By Shashwat Awasthi and Emma Rumney
(Reuters) -Diageo forecast flat full-year sales on Tuesday, despite a $200 million impact from tariffs, helping reassure investors after a period of demand and share price turbulence, a sudden CEO exit and trade war worries.
Shares in the world’s top spirits maker rose over 6% in early trade, after Diageo also reported full-year profit ahead of expectations for its 2025 financial year, which ended in June.
The maker of Johnnie Walker whisky and Smirnoff vodka has been battling with prolonged sales weakness, worries about its management and ever-changing U.S. tariff threats.
Following the surprise exit of former CEO Debra Crew last month, it is now looking for a new CEO and finance chief to turn around its performance, and guide it through a plan announced in May to cut costs and make substantial asset sales by 2028.

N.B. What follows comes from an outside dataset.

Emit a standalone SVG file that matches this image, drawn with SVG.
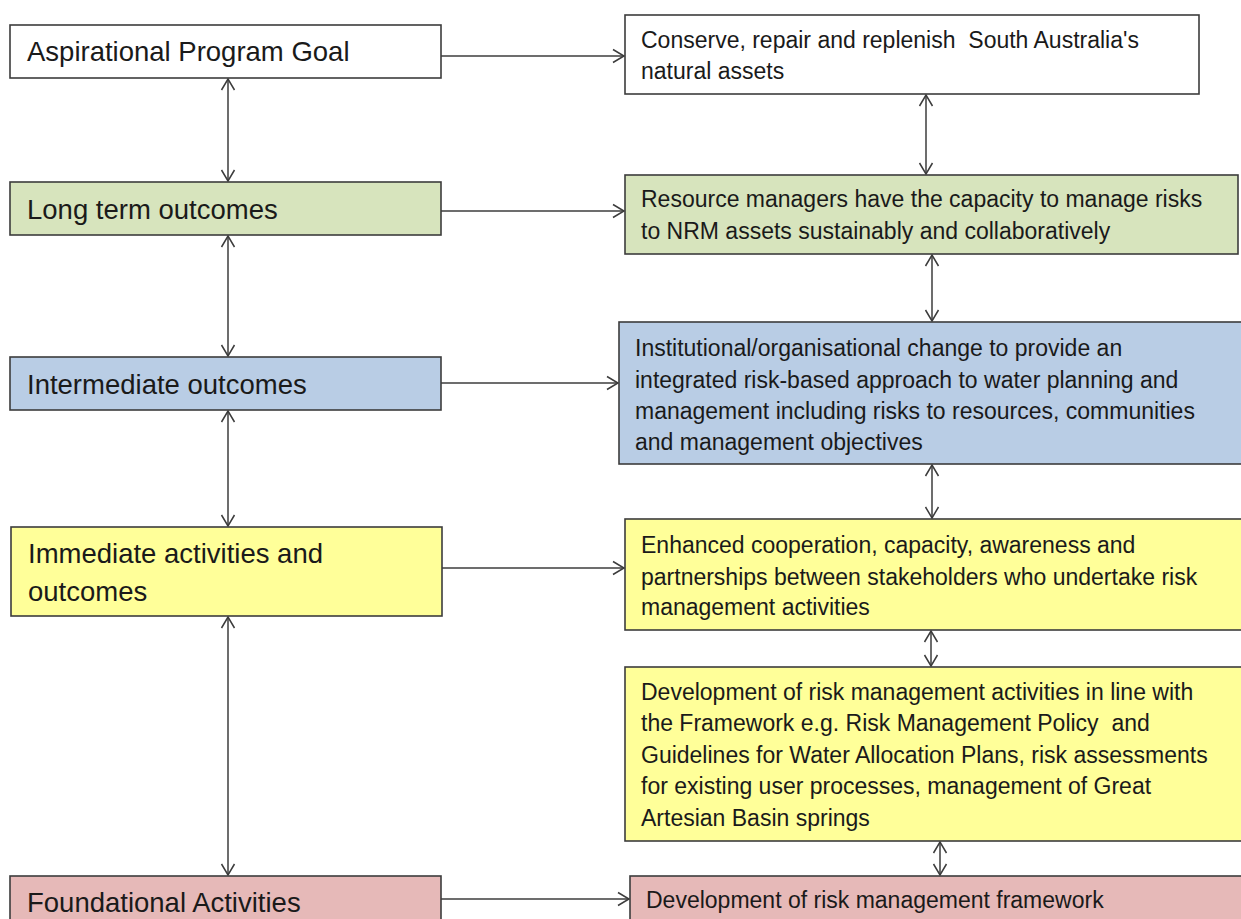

Interim CEO Nik Jhangiani told journalists on a call that the board is working quickly and he expected a decision on who will take the helm permanently by the end of October.
“We have delivered what we said we would deliver,” he said of the company’s full-year performance, adding however there was a lot more to do to get the company back to full potential.
All spirits makers have struggled amid prolonged, industry-wide sales declines as high interest rates and inflation have hit consumers’ wallets.
Diageo’s shares have been hammered in recent years, losing 30% of their value this year alone and an even steeper decline since highs seen in 2022, when spirits sales were booming.
Rising competition from alternatives like cannabis drinks, shifts towards drinking less, the emergence of weight-loss drugs and threats of steep tariffs in the U.S., Diageo’s largest market, have also made investors nervous.
Analysts said Diageo’s performance and outlook for its current financial year were encouraging in a difficult environment, and in line with forecasts.
“These results might not be awesome in our opinion, but they fulfil the first criteria of consumer staples companies in that they were as expected,” James Edwardes Jones, analyst at RBC Capital Markets, said in a note.
Diageo forecast organic sales would fall slightly in the first half of its 2026 financial year – which runs to end-June 2026 – with growth more weighted towards the second half.
It increased the estimated impact of tariffs for the year from $150 million previously, and also increased its cost savings target to $625 million, about $125 million more than its previous aim.
Diageo faces tariffs of 10% and 15% on the United Kingdom and European Union under trade deals brokered with Washington, though spirits companies still hope to win an exemption in talks with the EU.
Organic sales increased 1.7% in fiscal 2025, beating analysts’ average forecast of 1.4% in a company poll.